Hurricane Sandy made brought memories of storms back to mind for old sailor.

To the Editor,

Like millions of others, I was glued to CNN last week as Hurricane Sandy slowly made her fateful journey up the Eastern Seaboard.

Even climate change deniers must have been startled out of their cosy little caves when the monstrous storm eventually slammed into the Jersey Shore, New York City and other states.

My mind kept flashing back to a weekend in August 1969 when I was chief mate on a bulk carrier fully laden with grain en route from Baton Rouge, Louisiana to Cristobal, Panama.
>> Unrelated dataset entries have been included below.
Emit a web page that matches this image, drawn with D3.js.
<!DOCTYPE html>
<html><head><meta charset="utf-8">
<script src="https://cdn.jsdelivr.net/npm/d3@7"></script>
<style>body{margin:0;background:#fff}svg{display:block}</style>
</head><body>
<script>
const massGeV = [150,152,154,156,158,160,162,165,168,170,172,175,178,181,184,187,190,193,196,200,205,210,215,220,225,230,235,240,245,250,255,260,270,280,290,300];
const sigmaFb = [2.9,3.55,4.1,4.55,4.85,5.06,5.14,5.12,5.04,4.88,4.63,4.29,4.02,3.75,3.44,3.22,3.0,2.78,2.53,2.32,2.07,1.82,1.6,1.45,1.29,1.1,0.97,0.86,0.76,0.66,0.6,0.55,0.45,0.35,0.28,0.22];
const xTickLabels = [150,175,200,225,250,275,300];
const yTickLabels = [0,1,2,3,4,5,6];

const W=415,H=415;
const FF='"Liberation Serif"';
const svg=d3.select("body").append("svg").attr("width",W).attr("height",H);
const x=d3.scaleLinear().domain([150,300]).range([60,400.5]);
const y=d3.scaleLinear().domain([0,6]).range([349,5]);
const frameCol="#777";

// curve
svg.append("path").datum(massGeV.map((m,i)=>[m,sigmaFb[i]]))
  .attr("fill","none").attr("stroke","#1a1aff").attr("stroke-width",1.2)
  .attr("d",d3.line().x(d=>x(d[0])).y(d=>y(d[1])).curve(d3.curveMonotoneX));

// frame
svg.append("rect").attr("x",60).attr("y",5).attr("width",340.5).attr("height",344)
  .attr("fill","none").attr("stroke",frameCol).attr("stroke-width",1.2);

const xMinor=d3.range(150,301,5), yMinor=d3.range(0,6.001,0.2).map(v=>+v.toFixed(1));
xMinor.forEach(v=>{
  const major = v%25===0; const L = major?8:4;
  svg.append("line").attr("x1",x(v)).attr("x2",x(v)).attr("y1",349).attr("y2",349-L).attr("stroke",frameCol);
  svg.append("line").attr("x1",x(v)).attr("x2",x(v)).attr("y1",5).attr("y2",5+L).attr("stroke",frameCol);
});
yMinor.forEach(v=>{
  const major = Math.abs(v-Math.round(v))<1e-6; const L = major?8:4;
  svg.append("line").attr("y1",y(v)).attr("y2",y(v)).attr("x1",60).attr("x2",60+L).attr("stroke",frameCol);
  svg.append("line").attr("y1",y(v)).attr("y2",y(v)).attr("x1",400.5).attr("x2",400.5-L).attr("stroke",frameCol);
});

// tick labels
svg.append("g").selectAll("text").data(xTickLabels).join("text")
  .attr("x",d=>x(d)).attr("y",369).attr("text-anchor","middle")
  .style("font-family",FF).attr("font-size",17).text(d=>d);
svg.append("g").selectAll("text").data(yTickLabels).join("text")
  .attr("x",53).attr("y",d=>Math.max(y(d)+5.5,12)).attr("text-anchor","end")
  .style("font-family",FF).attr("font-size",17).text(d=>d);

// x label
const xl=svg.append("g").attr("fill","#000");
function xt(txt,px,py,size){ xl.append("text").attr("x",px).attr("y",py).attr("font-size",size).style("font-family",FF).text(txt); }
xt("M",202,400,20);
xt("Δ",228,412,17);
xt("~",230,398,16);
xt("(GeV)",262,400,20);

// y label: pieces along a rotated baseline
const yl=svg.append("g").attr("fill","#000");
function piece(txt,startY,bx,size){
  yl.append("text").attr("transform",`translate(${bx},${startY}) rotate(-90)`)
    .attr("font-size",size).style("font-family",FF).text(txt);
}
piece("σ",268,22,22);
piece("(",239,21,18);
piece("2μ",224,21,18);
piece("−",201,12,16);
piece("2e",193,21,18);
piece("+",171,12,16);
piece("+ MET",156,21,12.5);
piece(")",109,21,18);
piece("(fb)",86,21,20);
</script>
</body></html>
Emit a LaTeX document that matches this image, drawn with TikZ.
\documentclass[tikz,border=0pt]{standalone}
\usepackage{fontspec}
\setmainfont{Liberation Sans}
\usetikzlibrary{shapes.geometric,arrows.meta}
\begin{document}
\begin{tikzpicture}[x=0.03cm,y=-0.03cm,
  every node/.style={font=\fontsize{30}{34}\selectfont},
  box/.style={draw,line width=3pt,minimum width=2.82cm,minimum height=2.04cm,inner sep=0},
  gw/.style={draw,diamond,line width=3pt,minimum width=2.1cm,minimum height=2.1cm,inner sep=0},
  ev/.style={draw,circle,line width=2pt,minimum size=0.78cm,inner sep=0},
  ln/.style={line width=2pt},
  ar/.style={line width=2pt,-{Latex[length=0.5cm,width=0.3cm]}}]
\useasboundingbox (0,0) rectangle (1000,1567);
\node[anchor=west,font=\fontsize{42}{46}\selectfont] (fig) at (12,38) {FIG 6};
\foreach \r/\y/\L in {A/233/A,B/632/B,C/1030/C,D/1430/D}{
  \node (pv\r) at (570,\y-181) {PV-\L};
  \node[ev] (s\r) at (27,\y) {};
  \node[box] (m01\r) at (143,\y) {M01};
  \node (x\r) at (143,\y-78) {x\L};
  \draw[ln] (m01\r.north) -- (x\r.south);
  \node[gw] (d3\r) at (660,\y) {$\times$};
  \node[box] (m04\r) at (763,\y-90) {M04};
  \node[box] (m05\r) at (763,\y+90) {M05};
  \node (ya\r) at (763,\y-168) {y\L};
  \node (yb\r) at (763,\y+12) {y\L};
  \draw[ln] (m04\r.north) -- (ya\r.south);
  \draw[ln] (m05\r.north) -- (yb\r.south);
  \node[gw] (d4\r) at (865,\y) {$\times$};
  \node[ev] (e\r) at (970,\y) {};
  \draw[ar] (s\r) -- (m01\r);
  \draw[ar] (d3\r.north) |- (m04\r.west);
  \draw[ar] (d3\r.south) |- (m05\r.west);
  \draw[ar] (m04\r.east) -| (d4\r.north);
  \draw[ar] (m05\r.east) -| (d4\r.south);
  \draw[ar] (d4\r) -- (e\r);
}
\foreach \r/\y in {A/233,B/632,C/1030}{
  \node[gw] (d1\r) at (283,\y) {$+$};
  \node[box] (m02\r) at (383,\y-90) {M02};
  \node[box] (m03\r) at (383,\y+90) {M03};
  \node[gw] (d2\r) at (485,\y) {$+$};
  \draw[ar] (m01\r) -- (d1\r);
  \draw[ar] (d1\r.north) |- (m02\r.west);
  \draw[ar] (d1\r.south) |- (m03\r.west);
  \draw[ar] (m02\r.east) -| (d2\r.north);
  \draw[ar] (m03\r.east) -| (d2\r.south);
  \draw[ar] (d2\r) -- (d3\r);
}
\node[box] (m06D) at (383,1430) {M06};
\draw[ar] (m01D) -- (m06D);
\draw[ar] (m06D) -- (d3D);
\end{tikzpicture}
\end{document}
Hurricane Camille was in the Gulf of Mexico as we were coming down the Mississippi; we cleared the river-mouth, and anchored along with a whole fleet of other vessels.

There was simply no place to run and no place to hide.

All possible preparations were made to secure the vessel, and by the time the Category Five Camille blew over us to make landfall just a few miles to the east, we had both anchor cables paid out to the bitter end, clinging onto the thick delta mud.

Even with engines going full ahead at the height of the storm those anchors dragged, and we actually bounced along the side of a larger American freighter also at anchor.

I really believed at that time that it was game over, but quite amazingly we cleared the Lykes Lines vessel without any really significant  damage, and our anchors held.

Watching Sandy last week I thought about the recent protests against tankers that we have seen in B.C.

Do the protesters, the professional media pundits and amateur scribblers who fill columns and letters pages with hyperbolic doom and gloom about the inevitability of a disaster, have any idea what ships’ crews routinely go through to protect the environment?

A seaman might say that many of those who make the most noise couldn’t pour saltwater out of a sea boot, even with instructions printed on the heel.